I take this opportunity of saving a record of a baptistic body in the United Kingdom, which appears to now be defunct. The Jesus Fellowship Church, also known as Jesus’ Army, grew out of the Bugbrooke Baptist Church in Northamptonshire. The Bugbrooke Baptist Chapel was built in 1808. The church over the years participated in the Baptist Union of Great Britain and and, much more recently, the Evangelical Alliance. Around 1986, the groups withdrew from the Evangelical Alliance, and was excluded from the Baptist Union of Great Britain over differences in policy and in practice. It appears that this church has ceased to exist, possibly around 2023. See Jesus Fellowship Redress Scheme report for more details. “Worship Time: The Journey Towards the Sacred and the Contemporary Christian Charismatic Movement in England,” a PhD thesis by Esther Elliott, provides an extensive look at this group.
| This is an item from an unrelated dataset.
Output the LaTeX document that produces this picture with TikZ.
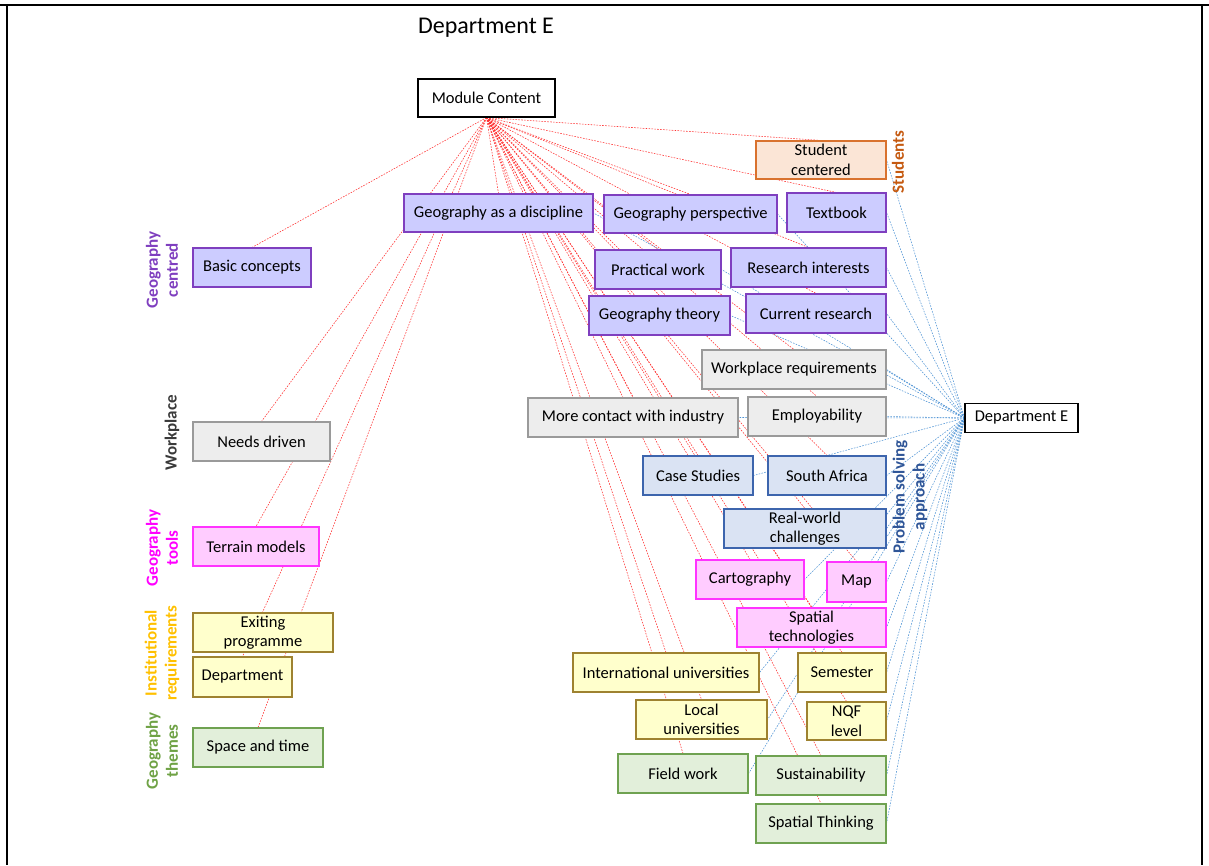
\documentclass[tikz,border=0pt]{standalone}
\usepackage{fontspec}
\setmainfont{Carlito}
\usetikzlibrary{backgrounds}

\definecolor{purpleFill}{HTML}{CCCCFF}
\definecolor{purpleLine}{HTML}{7F3FBF}
\definecolor{grayFill}{HTML}{EDEDED}
\definecolor{grayLine}{HTML}{9A9A9A}
\definecolor{blueFill}{HTML}{DAE3F3}
\definecolor{blueLine}{HTML}{3D65AD}
\definecolor{pinkFill}{HTML}{FFCCFF}
\definecolor{pinkLine}{HTML}{FF33FF}
\definecolor{yellowFill}{HTML}{FFFFCC}
\definecolor{yellowLine}{HTML}{9E8230}
\definecolor{greenFill}{HTML}{E2EFDA}
\definecolor{greenLine}{HTML}{6FA251}
\definecolor{orangeFill}{HTML}{FBE5D6}
\definecolor{orangeLine}{HTML}{D9722E}
\definecolor{redLink}{HTML}{FF3030}
\definecolor{blueLink}{HTML}{4E93D4}
\definecolor{lblPurple}{HTML}{7F3FBF}
\definecolor{lblGray}{HTML}{3A3A3A}
\definecolor{lblPink}{HTML}{FF00FF}
\definecolor{lblGold}{HTML}{FFC000}
\definecolor{lblGreen}{HTML}{6FA245}
\definecolor{lblOrange}{HTML}{C55A11}
\definecolor{lblBlue}{HTML}{2F5597}

\tikzset{
  box/.style={draw, line width=1.1pt, inner sep=0pt, align=center,
    font=\fontsize{16.5}{19.5}\selectfont},
  plainbox/.style={box, draw=black, fill=white},
  purplebox/.style={box, draw=purpleLine, fill=purpleFill},
  graybox/.style={box, draw=grayLine, fill=grayFill},
  bluebox/.style={box, draw=blueLine, fill=blueFill},
  pinkbox/.style={box, draw=pinkLine, fill=pinkFill},
  yellowbox/.style={box, draw=yellowLine, fill=yellowFill},
  greenbox/.style={box, draw=greenLine, fill=greenFill},
  orangebox/.style={box, draw=orangeLine, fill=orangeFill},
  redlink/.style={draw=redLink, line width=0.55pt, dash pattern=on 1.6pt off 1.3pt},
  bluelink/.style={draw=blueLink, line width=0.55pt, dash pattern=on 1.6pt off 1.3pt},
  sidelabel/.style={rotate=90, align=center, inner sep=0pt,
    font=\fontsize{17}{20}\selectfont\bfseries},
}

\begin{document}
\begin{tikzpicture}[x=1pt, y=-1pt]
\useasboundingbox (0,0) rectangle (1209,865);

% frame
\draw[line width=2pt] (0,5) -- (1209,5);
\draw[line width=1.3pt] (7,5) -- (7,865);
\draw[line width=1.3pt] (1202,5) -- (1202,865);

% title
\node[font=\fontsize{24}{28}\selectfont] (title) at (486,28) {Department E};

% hubs
\node[plainbox, minimum width=137, minimum height=38] (mc) at (486.5,98) {Module Content};
\node[plainbox, minimum width=113, minimum height=29] (de) at (1021.5,418) {Department E};

% left column
\node[purplebox, minimum width=118, minimum height=39] (bc) at (252,267.5) {Basic concepts};
\node[graybox, minimum width=137, minimum height=39] (nd) at (261.5,441.5) {Needs driven};
\node[pinkbox, minimum width=126, minimum height=39] (tm) at (256,546.5) {Terrain models};
\node[yellowbox, minimum width=140, minimum height=39] (ep) at (263,632.5) {Exiting\\programme};
\node[yellowbox, minimum width=99, minimum height=40] (dep) at (242.5,677) {Department};
\node[greenbox, minimum width=130, minimum height=39] (sat) at (258,747.5) {Space and time};

% right cluster
\node[orangebox, minimum width=130, minimum height=38] (sc) at (821,160) {Student\\centered};
\node[purplebox, minimum width=189, minimum height=38] (gad) at (498.5,213) {Geography as a discipline};
\node[purplebox, minimum width=173, minimum height=38] (gp) at (690.5,214) {Geography perspective};
\node[purplebox, minimum width=99, minimum height=39] (tb) at (836.5,212.5) {Textbook};
\node[purplebox, minimum width=126, minimum height=39] (pw) at (658,269.5) {Practical work};
\node[purplebox, minimum width=155, minimum height=39] (ri) at (808.5,267.5) {Research interests};
\node[purplebox, minimum width=141, minimum height=39] (gt) at (659.5,315.5) {Geography theory};
\node[purplebox, minimum width=140, minimum height=39] (cr) at (816,313.5) {Current research};
\node[graybox, minimum width=184, minimum height=39] (wr) at (794,369.5) {Workplace requirements};
\node[graybox, minimum width=210, minimum height=39] (mci) at (633,417.5) {More contact with industry};
\node[graybox, minimum width=138, minimum height=39] (emp) at (817,416.5) {Employability};
\node[bluebox, minimum width=110, minimum height=39] (cs) at (698,475.5) {Case Studies};
\node[bluebox, minimum width=118, minimum height=39] (sa) at (827,475.5) {South Africa};
\node[bluebox, minimum width=162, minimum height=39] (rw) at (805,528.5) {Real-world\\challenges};
\node[pinkbox, minimum width=108, minimum height=39] (ca) at (750,579.5) {Cartography};
\node[pinkbox, minimum width=59, minimum height=40] (map) at (856.5,582) {Map};
\node[pinkbox, minimum width=149, minimum height=39] (st) at (811.5,627.5) {Spatial\\technologies};
\node[yellowbox, minimum width=186, minimum height=39] (iu) at (666,672.5) {International universities};
\node[yellowbox, minimum width=88, minimum height=39] (sem) at (842,672.5) {Semester};
\node[yellowbox, minimum width=131, minimum height=39] (lu) at (701.5,719.5) {Local\\universities};
\node[yellowbox, minimum width=79, minimum height=38] (nqf) at (846.5,721) {NQF\\level};
\node[greenbox, minimum width=130, minimum height=39] (fw) at (683,773.5) {Field work};
\node[greenbox, minimum width=130, minimum height=39] (sus) at (821,775.5) {Sustainability};
\node[greenbox, minimum width=130, minimum height=39] (sth) at (821,823.5) {Spatial Thinking};

% category labels
\node[sidelabel, text=lblPurple] (lgc) at (162,270) {Geography\\centred};
\node[sidelabel, text=lblGray] (lwp) at (172,433) {Workplace};
\node[sidelabel, text=lblPink] (lgt) at (162,548) {Geography\\tools};
\node[sidelabel, text=lblGold] (lir) at (162,653) {Institutional\\requirements};
\node[sidelabel, text=lblGreen] (lgth) at (162,751) {Geography\\themes};
\node[sidelabel, text=lblOrange] (lst) at (898,162) {Students};
\node[sidelabel, text=lblBlue] (lpsa) at (910,497) {Problem solving\\approach};

% connectors, kept behind the boxes
\begin{scope}[on background layer]
  \foreach \n in {bc,nd,tm,dep,sat,
                  sc,gad,gp,tb,pw,ri,gt,cr,wr,mci,emp,cs,sa,rw,
                  ca,map,st,iu,sem,lu,nqf,fw,sus,sth}
    \draw[redlink] (mc.south) -- (\n.north);
  \foreach \n in {sc,gad,gp,tb,pw,ri,gt,cr,wr,mci,emp,cs,sa,rw,
                  ca,map,st,iu,sem,lu,nqf,fw,sus,sth}
    \draw[bluelink] (de.west) -- (\n.east);
\end{scope}
\end{tikzpicture}
\end{document}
The Jesus Fellowship Church self-described as: “an orthodox Christian group which is reformed, evangelical and Charismatic.” Elliott reports their history, faith, and practice this way:
“As a group it was once a member of the Evangelical Alliance and its activities are frequently mentioned and advertised within the pages of Renewal, a popular magazine of the Charismatic movement. One-time members of the Baptist Union of Great Britain, the Jesus Fellowship consider themselves to be rooted in the Baptist way of faith and practice. Born out of the congregation of Bugbrooke Baptist Church in Northamptonshire the Jesus Fellowship number their participants to date at approximately two thousand five hundred [circa 1998, rlv]. The Fellowship practise communal living, aggressive evangelism, full immersion baptism, speaking in tongues, foot washing and a weekly Eucharistic rite which they call ‘agape’ or the love feast. They believe in God the Father, Son and Holy spirit, the full divinity of Christ, his atoning death and bodily resurrection, the availability of justification by faith to all, Baptism in the Holy Spirit and believe the bible to be the fully inspired word of God.” (“Worship Time,” Elliott, PhD thesis, University of Nottingham, 1999, p 96)
Jesus Fellowship Church is also mentioned in Baptists Around the World edited by Albert W. Wardin, Jr. (Nashville,TN: Broadman & Holman Publishers, 1995, pp. 182, 186).